Ahrong Kim, originally from South Korea and who received her MFA at Rhode Island School of Design, conveys wit and emotion in her work. Serving as self-portraits, these beautiful porcelain dolls elevated on pedestal tables transformed into a potted plant or burdened with oversized headgear, critique the objectification of Asian women. The message is clear, do not demean and restrict Kim or any woman to decorative china vessels. African American artist Lorraine Bonner based in Oakland, came late to clay as a means of art therapy to unearth the personal trauma she experienced in her childhood. Today she sculpts powerful figures that speak to privilege, hunger, and slavery. Taylor Robenalt, like Ahrong Kim, fashions clay into what initially appears to be decorative sculptures but her seemingly friendly bears and rabbits are anthropomorphized and comment on societal and environmental issues. Finally, a shout out to Melodie Sidhu, a recent graduate of San Joaquin Delta College, who works very well in the familiar genre of the disrupted vessel. Her “screwed” pots pay homage to the custom of mending broken ceramics by imitating riveting and Kintsugi.

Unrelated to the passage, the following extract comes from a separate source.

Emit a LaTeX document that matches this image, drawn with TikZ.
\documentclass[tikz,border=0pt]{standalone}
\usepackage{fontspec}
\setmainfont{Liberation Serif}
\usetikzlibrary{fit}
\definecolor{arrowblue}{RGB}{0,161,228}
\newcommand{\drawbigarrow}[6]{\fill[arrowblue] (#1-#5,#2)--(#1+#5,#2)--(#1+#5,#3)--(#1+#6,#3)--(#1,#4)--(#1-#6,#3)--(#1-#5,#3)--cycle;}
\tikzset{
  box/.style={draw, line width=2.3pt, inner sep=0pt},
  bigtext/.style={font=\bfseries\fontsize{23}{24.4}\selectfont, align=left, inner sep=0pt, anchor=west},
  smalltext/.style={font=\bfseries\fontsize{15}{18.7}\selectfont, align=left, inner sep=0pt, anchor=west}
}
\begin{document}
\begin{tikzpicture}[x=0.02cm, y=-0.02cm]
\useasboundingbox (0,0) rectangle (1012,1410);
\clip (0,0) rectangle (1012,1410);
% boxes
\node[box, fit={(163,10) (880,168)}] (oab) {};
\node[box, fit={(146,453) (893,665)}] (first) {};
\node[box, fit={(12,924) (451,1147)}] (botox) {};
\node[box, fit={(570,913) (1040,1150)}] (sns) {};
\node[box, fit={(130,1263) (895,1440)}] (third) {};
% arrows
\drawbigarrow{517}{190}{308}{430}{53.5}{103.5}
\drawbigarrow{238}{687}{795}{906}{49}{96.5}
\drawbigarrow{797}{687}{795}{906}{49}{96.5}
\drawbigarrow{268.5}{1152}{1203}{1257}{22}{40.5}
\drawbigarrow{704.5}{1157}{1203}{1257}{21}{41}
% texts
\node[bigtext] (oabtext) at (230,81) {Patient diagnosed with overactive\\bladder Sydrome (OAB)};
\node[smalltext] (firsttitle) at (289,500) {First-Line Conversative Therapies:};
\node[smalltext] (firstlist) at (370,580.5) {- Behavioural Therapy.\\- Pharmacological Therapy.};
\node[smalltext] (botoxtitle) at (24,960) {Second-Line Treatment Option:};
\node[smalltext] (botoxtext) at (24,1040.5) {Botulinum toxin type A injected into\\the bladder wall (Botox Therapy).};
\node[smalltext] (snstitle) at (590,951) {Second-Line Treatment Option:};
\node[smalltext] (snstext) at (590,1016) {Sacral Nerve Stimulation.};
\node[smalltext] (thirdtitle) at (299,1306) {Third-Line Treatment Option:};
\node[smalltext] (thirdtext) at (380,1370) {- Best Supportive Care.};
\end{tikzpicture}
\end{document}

As in all award shows, there are never enough prizes to go around, and for this reason, I would like to make a special mention to some exhibitors who offered fine examples of their practice. Notably, Stuart Asprey’s illustrative black-and-white tableware featuring superheroes and other popular culture imagery is clever and well executed, while Jeff Downing’s narrative ceramic reliquaries that honor our endangered rivers and lakes are convincing and poignant. Lastly, I admire Ianna Frisby’s astounding synthesis of clay, mixed media, and found objects resulting in wondrous neo-Victorian punk assemblages that conjure memories and traces of the past.
Visions of Clay 2022 demonstrates that the medium of ceramics be it sculptural, figurative, or functional is alive and well. Once again, congratulations to all the exhibitors on submitting such remarkable ceramic artwork.